The beautiful Irish countryside turns ugly in Richard Waters’ lean chiller. Ciara Bailey and Tad Morari’s are note perfect as a couple whose relationship moves from fragile stability to panic and distrust when they realise a woodland walk has turned supernaturally malevolent.
As exasperation at getting lost turns into concern, then fear, idyllic areas near Ireland’s Wicklow coastline are transformed into places of torment and encroaching, damp evil. Bring Out the Fear is a film where even dew hangs off leaves in a threatening way.
Moves are borrowed from the Blair Witch playbook: strange forest symbols, temporal distortions, impossibly circular hikes. But Waters’ script throws up twists and obstacles at a breakneck pace, the film achieving moments of genuine tension as reality melts around the couple.

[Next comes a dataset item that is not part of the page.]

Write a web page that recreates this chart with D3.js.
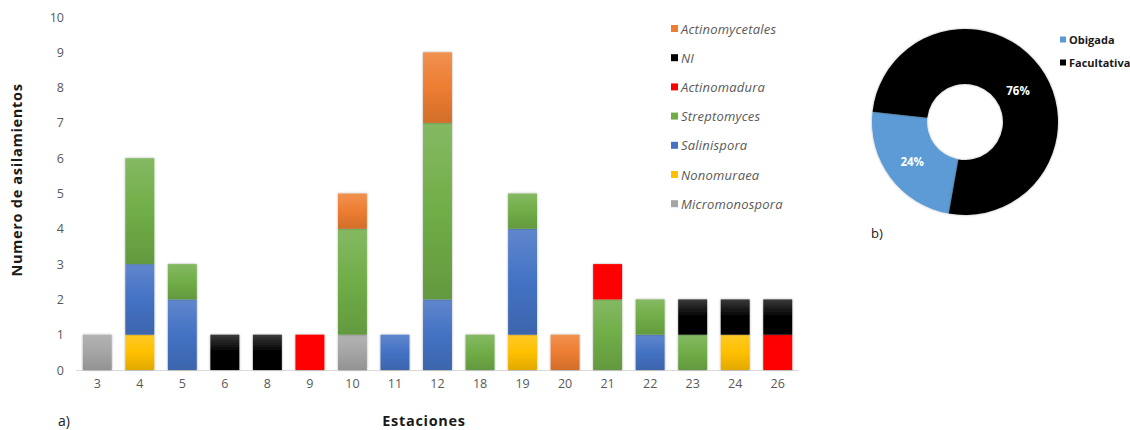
<!DOCTYPE html>
<meta charset="utf-8">
<style>
  body { margin: 0; background: #fff; }
  text { font-family: "Open Sans", "DejaVu Sans", sans-serif; }
  .tick text { fill: #595959; font-size: 12.5px; }
</style>
<svg width="1130" height="430"></svg>
<script src="https://d3js.org/d3.v7.min.js"></script>
<script>
  var estaciones = ["3", "4", "5", "6", "8", "9", "10", "11", "12", "18", "19", "20", "21", "22", "23", "24", "26"];
  var micromonospora = [1, 0, 0, 0, 0, 0, 1, 0, 0, 0, 0, 0, 0, 0, 0, 0, 0];
  var nonomuraea     = [0, 1, 0, 0, 0, 0, 0, 0, 0, 0, 1, 0, 0, 0, 0, 1, 0];
  var salinispora    = [0, 2, 2, 0, 0, 0, 0, 1, 2, 0, 3, 0, 0, 1, 0, 0, 0];
  var streptomyces   = [0, 3, 1, 0, 0, 0, 3, 0, 5, 1, 1, 0, 2, 1, 1, 0, 0];
  var actinomadura   = [0, 0, 0, 0, 0, 1, 0, 0, 0, 0, 0, 0, 1, 0, 0, 0, 1];
  var ni             = [0, 0, 0, 1, 1, 0, 0, 0, 0, 0, 0, 0, 0, 0, 1, 1, 1];
  var actinomycetales = [0, 0, 0, 0, 0, 0, 1, 0, 2, 0, 0, 1, 0, 0, 0, 0, 0];

  // bottom to top
  var series = ["Micromonospora", "Nonomuraea", "Salinispora", "Streptomyces", "Actinomadura", "NI", "Actinomycetales"];
  var seriesValues = [micromonospora, nonomuraea, salinispora, streptomyces, actinomadura, ni, actinomycetales];
  var colors = ["#a5a5a5", "#ffc000", "#4472c4", "#70ad47", "#ff0000", "#000000", "#ed7d31"];

  var donutLabels = ["Obigada", "Facultativa"];
  var donutValues = [24, 76];
  var donutColors = ["#5b9bd5", "#000000"];

  var svg = d3.select("svg");
  var defs = svg.append("defs");

  // gradients like the original bars (light top, darker bottom)
  colors.forEach(function(c, i) {
    var g = defs.append("linearGradient").attr("id", "grad" + i)
      .attr("x1", 0).attr("y1", 0).attr("x2", 0).attr("y2", 1);
    var col = d3.color(c);
    var top = c == "#000000" ? "#3a3a3a" : d3.interpolateRgb(c, "#ffffff")(0.15);
    var bot = c == "#000000" ? "#000000" : col.darker(0.35).formatHex();
    if (c == "#ff0000") { top = "#ff0000"; bot = "#ff0000"; }
    g.append("stop").attr("offset", "0%").attr("stop-color", top);
    g.append("stop").attr("offset", "50%").attr("stop-color", c);
    g.append("stop").attr("offset", "100%").attr("stop-color", bot);
  });

  var shadow = defs.append("filter").attr("id", "shadow")
    .attr("x", "-20%").attr("y", "-20%").attr("width", "140%").attr("height", "140%");
  shadow.append("feDropShadow").attr("dx", 0).attr("dy", 0).attr("stdDeviation", 1.2)
    .attr("flood-color", "#000").attr("flood-opacity", 0.35);

  // ---- stacked bars ----
  var x = d3.scaleBand().domain(estaciones).range([76, 799]).paddingInner(0.32).paddingOuter(0.16);
  var y = d3.scaleLinear().domain([0, 10]).range([370, 17]);

  var rows = estaciones.map(function(e, i) {
    var r = { est: e };
    series.forEach(function(s, j) { r[s] = seriesValues[j][i]; });
    return r;
  });
  var stacked = d3.stack().keys(series)(rows);

  var yAxis = svg.append("g").attr("transform", "translate(70,0)")
    .call(d3.axisLeft(y).ticks(10).tickSize(0).tickPadding(6));
  yAxis.select(".domain").remove();

  svg.append("line").attr("x1", 76).attr("x2", 799).attr("y1", y(0) + 0.5).attr("y2", y(0) + 0.5)
    .attr("stroke", "#d9d9d9");

  var xAxis = svg.append("g").attr("transform", "translate(0," + y(0) + ")")
    .call(d3.axisBottom(x).tickSize(0).tickPadding(9));
  xAxis.select(".domain").remove();

  svg.append("g").selectAll("g")
    .data(stacked)
    .enter().append("g")
    .attr("fill", function(d, i) { return "url(#grad" + i + ")"; })
    .selectAll("rect")
    .data(function(d) { return d.filter(function(p) { return p[1] > p[0]; }); })
    .enter().append("rect")
    .attr("x", function(d) { return x(d.data.est); })
    .attr("y", function(d) { return y(d[1]); })
    .attr("width", x.bandwidth())
    .attr("height", function(d) { return y(d[0]) - y(d[1]); })
    .attr("filter", "url(#shadow)");

  svg.append("text").attr("transform", "translate(22,180) rotate(-90)")
    .attr("text-anchor", "middle").attr("font-size", 14.5).attr("font-weight", "bold")
    .attr("letter-spacing", 0.7).attr("fill", "#1a1a1a").text("Numero de asilamientos");

  svg.append("text").attr("x", 424).attr("y", 426).attr("text-anchor", "middle")
    .attr("font-size", 14.5).attr("font-weight", "bold").attr("fill", "#1a1a1a")
    .attr("letter-spacing", 0.7).text("Estaciones");

  svg.append("text").attr("x", 58).attr("y", 426).attr("font-size", 14)
    .attr("fill", "#1a1a1a").text("a)");

  // legend (top to bottom is reverse of stack order)
  var legend = svg.append("g").selectAll("g")
    .data(series.slice().reverse())
    .enter().append("g")
    .attr("transform", function(d, i) { return "translate(671," + (29 + i * 29.2) + ")"; });
  legend.append("rect").attr("x", 0).attr("y", -4).attr("width", 7).attr("height", 7)
    .attr("fill", function(d) { return colors[series.indexOf(d)]; });
  legend.append("text").attr("x", 10).attr("y", 4.5)
    .attr("font-size", 13).attr("font-style", "italic").attr("fill", "#595959")
    .attr("letter-spacing", 0.2)
    .text(function(d) { return d; });

  // ---- donut ----
  var pie = d3.pie().sort(null).startAngle(190 * Math.PI / 180).endAngle(550 * Math.PI / 180);
  var arcs = pie(donutValues);
  var arc = d3.arc().innerRadius(38).outerRadius(93);
  var labelArc = d3.arc().innerRadius(66).outerRadius(66);

  var donut = svg.append("g").attr("transform", "translate(965,122)");
  donut.selectAll("path").data(arcs).enter().append("path")
    .attr("d", arc)
    .attr("fill", function(d, i) { return donutColors[i]; })
    .attr("filter", "url(#shadow)");

  donut.selectAll("text").data(arcs).enter().append("text")
    .attr("transform", function(d, i) {
      var c = labelArc.centroid(d);
      return i == 1 ? "translate(53,-31)" : "translate(" + c[0] + "," + c[1] + ")";
    })
    .attr("text-anchor", "middle").attr("dy", "0.35em")
    .attr("font-size", 11.5).attr("font-weight", "bold").attr("fill", "#fff")
    .text(function(d) { return d.data + "%"; });

  var dl = svg.append("g").selectAll("g").data(donutLabels).enter().append("g")
    .attr("transform", function(d, i) { return "translate(1060," + (40 + i * 23) + ")"; });
  dl.append("rect").attr("x", 0).attr("y", -3.5).attr("width", 6).attr("height", 6)
    .attr("fill", function(d, i) { return donutColors[i]; });
  dl.append("text").attr("x", 9).attr("y", 4).attr("font-size", 11).attr("font-weight", "bold")
    .attr("fill", "#1a1a1a").text(function(d) { return d; });

  svg.append("text").attr("x", 871).attr("y", 238).attr("font-size", 13)
    .attr("fill", "#1a1a1a").text("b)");
</script>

As director, Waters succeeds in making a small area of woodland seem never-ending, assisted by subtly CGI augmented drone shots and a similarly enhanced perturbing view from a hilltop.
Themes of regret, recrimination and control are woven into the film without smothering the horror or tipping the balance. Wisely left ambiguous is the agent behind Rosie and Dan’s torment, and the enigmatic final shot is open to all sorts of interpretation.
A film anyone for anyone who would rather repel a home invasion than lace up a pair of hiking boots.